Seattle Man Sentenced to Four Years in Prison for Dealing Fentanyl in Downtown Seattle While Armed with a Handgun
Arrested Twice in a Month at 12th & Jackson and 3rd & Pike
SEATTLE, Wash. – A 37-year-old Seattle man was sentenced this week to four years in federal prison and three years of supervised release for Possession of Controlled Substances with Intent to Distribute, announced U.S. Attorney Nick Brown. Joseph Johnson was prosecuted federally as part of Seattle’s Operation New Day – a concerted effort by Seattle Police and federal partners to remove open air drug markets in key hotspots in the city of Seattle.
“We are committed to prosecuting appropriate federal cases from the efforts to stop drug trafficking on Third Avenue and in the International District,” said U.S. Attorney Nick Brown. “In this case, Mr. Johnson did not learn from his first arrest in the International District and was arrested a second time, less than a month later, selling fentanyl at 3rd and Pike. In both instances he was armed with semi-automatic pistols. Such a case is appropriate for federal sanctions.”
Johnson was arrested on February 4, 2022, near 12th and Jackson in the International District, when an undercover law enforcement officer approached him and purchased fentanyl pills. At the time of the arrest Johnson had additional pills, $165 cash, and a semi-automatic 9 mm pistol. Johnson was released from custody. Before charges were filed on that arrest, Johnson was contacted again by law enforcement – this time at 3rd and Pike. On March 2, 2022, law enforcement officers saw Johnson engage in hand-to-hand sales of fentanyl pills. Johnson had 184 fentanyl pills in his pocket as well as nearly $1,100 in cash drug proceeds. He also had a loaded Polymer80 semi-automatic pistol.

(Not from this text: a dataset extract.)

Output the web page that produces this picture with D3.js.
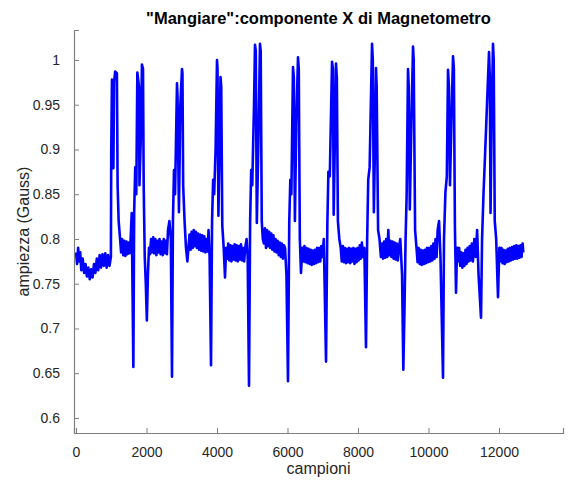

In imposing the four-year prison sentence and the three years of supervised release to follow, Judge John C. Coughenour said “the involvement of the firearms and the significant amount of fentanyl is very troubling for the court.”
Assistant United States Attorney Cecelia Gregson noted the case was slated for federal prosecution, because of Johnson’s quick return to dealing after the first arrest. “The rapid rate of recidivism the defendant demonstrated by engaging in the very same conduct weeks later leaves little question about the threat he poses to community safety. Fentanyl is highly addictive and incredibly lethal. Packing firearms while dealing fentanyl adds another layer of dangerousness and increases the risk of violence occurring when addicted consumers and unruly rivals are factored into the mix,” AUSA Gregson wrote in her sentencing memo.
The case was investigated by the Seattle Police Department with assistance from the Drug Enforcement Administration.